● Given task: List the lines of this listing that hold the word "with".

● Dataset extract:

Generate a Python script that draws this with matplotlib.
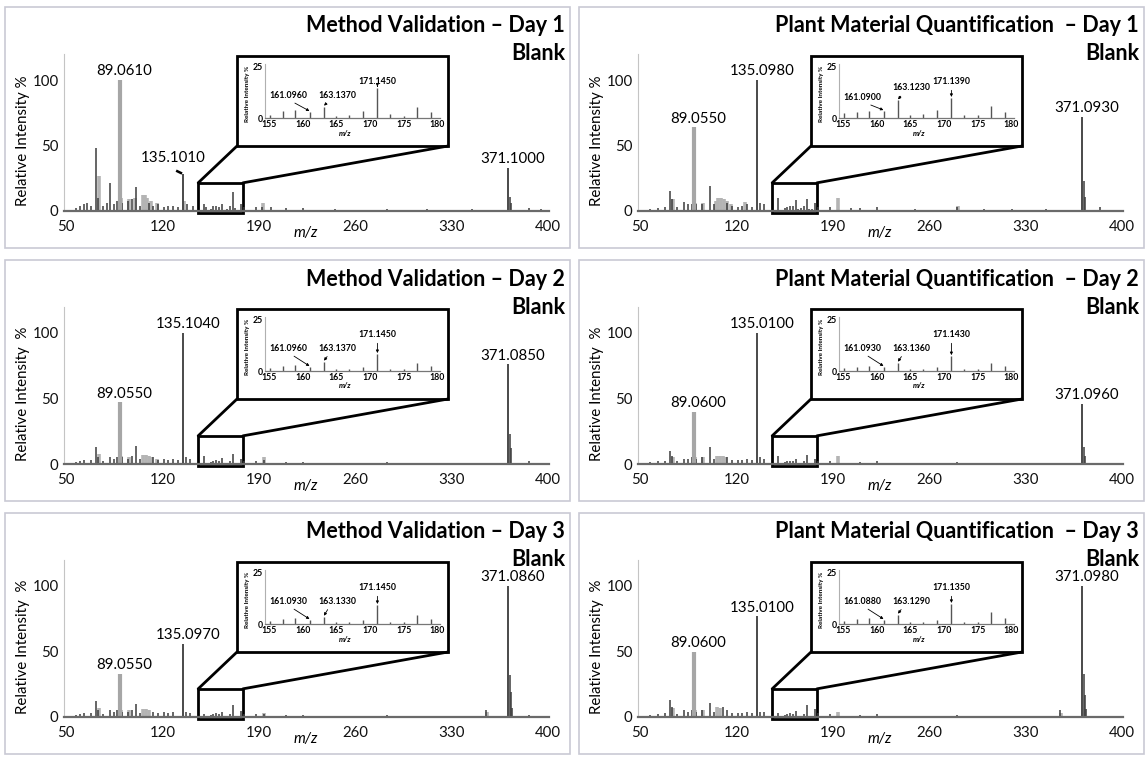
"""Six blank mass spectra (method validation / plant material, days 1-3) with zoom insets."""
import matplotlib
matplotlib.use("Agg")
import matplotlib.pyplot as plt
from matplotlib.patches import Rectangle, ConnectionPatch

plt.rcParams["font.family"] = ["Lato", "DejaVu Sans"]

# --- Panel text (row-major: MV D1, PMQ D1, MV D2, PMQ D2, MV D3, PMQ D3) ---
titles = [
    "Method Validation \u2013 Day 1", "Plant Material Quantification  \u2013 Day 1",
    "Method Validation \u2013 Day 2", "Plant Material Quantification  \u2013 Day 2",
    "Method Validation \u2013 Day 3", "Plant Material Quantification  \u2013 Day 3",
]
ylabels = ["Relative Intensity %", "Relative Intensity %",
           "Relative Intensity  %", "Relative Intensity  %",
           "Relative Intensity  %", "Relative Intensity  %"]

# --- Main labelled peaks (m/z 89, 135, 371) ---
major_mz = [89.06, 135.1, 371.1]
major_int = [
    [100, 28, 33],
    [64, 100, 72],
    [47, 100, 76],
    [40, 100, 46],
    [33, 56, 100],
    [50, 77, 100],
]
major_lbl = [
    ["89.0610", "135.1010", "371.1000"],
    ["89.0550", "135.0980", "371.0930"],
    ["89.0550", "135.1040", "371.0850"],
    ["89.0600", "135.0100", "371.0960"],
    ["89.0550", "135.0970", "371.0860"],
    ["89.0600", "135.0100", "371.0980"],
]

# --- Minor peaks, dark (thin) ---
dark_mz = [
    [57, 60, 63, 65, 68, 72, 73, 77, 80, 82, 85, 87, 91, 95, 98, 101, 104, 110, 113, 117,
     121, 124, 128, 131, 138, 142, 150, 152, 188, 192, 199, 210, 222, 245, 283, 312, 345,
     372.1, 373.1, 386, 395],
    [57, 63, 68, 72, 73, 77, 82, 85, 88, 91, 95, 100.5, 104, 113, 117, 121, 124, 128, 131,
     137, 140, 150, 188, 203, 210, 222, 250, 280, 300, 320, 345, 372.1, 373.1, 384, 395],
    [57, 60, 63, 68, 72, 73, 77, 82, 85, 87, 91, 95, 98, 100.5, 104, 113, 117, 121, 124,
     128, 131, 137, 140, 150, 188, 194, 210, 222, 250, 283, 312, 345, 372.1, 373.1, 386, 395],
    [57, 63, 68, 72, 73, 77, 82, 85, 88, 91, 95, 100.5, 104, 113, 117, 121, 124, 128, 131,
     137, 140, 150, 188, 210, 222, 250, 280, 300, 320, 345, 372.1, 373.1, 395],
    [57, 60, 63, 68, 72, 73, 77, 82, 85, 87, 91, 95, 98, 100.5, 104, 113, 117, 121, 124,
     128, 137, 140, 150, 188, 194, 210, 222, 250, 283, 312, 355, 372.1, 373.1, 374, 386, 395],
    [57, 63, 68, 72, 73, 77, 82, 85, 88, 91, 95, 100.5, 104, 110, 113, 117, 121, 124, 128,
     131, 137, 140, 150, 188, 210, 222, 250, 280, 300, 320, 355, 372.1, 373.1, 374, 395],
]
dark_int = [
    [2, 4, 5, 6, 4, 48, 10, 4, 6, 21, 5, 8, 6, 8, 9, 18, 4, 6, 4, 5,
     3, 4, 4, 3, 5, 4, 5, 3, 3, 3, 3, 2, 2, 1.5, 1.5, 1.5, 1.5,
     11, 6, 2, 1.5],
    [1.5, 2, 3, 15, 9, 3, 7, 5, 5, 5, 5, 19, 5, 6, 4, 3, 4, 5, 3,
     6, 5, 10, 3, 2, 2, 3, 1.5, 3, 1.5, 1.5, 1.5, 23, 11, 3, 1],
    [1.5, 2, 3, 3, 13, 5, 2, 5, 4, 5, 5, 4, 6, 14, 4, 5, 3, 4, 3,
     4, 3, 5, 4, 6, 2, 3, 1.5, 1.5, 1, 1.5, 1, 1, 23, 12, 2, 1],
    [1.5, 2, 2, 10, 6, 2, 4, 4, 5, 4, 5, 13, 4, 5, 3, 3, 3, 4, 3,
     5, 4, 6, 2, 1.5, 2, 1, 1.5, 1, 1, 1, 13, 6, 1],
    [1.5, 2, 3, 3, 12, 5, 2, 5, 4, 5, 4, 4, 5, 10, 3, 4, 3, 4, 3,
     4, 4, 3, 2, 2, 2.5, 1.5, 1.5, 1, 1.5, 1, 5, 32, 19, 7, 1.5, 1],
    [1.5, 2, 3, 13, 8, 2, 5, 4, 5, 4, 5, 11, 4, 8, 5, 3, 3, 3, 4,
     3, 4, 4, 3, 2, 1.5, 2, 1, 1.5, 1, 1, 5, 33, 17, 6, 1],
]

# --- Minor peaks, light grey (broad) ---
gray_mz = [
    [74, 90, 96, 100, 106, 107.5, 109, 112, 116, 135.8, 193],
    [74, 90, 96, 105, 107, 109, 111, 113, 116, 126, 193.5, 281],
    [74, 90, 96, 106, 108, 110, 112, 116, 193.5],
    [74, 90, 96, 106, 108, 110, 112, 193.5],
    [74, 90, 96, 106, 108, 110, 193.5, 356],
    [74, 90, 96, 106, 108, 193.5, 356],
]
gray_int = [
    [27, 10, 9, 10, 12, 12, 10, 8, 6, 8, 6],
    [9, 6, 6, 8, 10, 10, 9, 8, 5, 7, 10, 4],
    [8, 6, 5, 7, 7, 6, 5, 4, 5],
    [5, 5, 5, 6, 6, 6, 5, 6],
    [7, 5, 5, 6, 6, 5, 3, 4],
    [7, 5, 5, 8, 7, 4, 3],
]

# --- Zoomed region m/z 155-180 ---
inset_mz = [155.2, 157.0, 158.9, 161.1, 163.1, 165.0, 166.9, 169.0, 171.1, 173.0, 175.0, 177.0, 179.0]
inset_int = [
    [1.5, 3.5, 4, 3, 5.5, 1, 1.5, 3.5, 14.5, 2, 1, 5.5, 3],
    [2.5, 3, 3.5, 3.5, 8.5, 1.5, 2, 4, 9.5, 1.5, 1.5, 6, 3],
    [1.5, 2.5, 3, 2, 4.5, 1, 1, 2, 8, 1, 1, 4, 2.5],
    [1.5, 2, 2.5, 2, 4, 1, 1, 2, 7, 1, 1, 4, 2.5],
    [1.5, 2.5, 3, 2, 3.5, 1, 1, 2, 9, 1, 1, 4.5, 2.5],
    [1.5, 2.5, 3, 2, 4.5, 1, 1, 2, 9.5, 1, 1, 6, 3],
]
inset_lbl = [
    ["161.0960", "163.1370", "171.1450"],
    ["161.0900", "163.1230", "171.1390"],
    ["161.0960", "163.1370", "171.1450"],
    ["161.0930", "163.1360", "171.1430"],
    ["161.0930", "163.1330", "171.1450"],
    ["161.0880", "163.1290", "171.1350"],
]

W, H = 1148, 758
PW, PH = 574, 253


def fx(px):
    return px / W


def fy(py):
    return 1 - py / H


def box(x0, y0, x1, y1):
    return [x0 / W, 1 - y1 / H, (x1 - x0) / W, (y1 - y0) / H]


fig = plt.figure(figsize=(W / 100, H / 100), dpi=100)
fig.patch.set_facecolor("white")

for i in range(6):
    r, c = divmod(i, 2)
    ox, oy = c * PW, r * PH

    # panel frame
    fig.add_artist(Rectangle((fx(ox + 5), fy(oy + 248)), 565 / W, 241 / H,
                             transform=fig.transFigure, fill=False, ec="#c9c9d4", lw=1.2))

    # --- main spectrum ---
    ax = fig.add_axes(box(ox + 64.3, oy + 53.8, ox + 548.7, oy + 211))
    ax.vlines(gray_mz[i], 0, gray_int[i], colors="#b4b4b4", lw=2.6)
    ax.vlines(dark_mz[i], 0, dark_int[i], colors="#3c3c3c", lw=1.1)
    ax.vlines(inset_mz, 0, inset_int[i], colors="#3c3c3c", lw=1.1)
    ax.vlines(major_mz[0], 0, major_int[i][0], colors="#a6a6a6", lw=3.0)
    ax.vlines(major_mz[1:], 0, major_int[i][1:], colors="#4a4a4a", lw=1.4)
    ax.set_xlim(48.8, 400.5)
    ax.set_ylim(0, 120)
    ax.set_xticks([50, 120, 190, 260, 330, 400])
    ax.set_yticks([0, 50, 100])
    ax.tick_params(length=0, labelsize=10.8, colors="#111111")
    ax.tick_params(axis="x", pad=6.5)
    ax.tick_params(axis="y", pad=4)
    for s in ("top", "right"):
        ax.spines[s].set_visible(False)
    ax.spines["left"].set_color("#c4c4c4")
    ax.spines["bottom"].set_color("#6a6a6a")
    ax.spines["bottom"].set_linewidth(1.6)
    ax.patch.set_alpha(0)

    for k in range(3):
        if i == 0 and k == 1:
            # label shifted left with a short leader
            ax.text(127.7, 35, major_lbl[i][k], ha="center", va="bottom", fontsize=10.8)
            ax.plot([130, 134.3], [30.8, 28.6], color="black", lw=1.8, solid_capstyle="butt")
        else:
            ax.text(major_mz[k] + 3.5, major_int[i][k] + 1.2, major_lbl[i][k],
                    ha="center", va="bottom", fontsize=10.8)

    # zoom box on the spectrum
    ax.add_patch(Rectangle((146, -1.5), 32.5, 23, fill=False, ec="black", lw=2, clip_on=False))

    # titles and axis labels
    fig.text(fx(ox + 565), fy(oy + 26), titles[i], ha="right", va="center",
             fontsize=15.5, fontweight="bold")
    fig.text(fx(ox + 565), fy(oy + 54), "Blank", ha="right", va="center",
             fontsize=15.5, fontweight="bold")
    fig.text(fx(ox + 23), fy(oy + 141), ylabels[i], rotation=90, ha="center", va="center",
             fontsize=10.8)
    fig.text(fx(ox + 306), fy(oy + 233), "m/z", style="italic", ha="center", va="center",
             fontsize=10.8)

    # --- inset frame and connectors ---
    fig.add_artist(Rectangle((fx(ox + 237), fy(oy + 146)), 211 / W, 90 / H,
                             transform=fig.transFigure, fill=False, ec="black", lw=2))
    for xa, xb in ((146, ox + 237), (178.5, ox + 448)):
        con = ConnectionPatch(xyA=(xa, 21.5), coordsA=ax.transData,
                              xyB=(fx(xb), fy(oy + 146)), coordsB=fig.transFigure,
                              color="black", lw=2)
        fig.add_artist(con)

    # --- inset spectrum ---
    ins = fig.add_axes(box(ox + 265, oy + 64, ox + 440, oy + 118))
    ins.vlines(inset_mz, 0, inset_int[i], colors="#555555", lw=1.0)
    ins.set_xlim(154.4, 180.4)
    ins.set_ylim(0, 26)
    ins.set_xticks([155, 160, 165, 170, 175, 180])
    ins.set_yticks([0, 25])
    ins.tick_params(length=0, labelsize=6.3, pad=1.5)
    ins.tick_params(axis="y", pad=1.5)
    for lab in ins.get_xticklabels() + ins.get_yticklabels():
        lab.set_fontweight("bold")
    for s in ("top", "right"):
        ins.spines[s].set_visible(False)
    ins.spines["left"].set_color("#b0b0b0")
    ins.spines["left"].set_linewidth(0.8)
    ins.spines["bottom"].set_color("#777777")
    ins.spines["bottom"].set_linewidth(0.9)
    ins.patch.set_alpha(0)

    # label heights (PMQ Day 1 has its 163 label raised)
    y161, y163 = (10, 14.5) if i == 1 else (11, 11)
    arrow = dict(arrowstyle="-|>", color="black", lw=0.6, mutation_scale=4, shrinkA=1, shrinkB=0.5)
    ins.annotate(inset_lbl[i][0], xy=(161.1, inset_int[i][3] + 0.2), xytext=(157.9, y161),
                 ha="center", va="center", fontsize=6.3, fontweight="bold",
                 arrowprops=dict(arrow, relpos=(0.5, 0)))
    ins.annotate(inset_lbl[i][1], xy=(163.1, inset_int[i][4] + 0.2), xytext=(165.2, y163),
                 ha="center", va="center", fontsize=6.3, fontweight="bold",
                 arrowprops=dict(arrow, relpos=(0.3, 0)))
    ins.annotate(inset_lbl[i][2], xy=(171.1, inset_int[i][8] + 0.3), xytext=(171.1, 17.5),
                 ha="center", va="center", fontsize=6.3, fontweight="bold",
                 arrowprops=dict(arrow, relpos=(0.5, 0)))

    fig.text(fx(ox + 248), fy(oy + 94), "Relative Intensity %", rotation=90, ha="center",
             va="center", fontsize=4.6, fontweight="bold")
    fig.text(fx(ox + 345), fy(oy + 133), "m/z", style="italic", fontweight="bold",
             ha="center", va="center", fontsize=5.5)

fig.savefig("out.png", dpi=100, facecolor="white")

● Task solution:
Generate a Python script that draws this with matplotlib.
"""Six blank mass spectra (method validation / plant material, days 1-3) with zoom insets."""
            # label shifted left with a short leader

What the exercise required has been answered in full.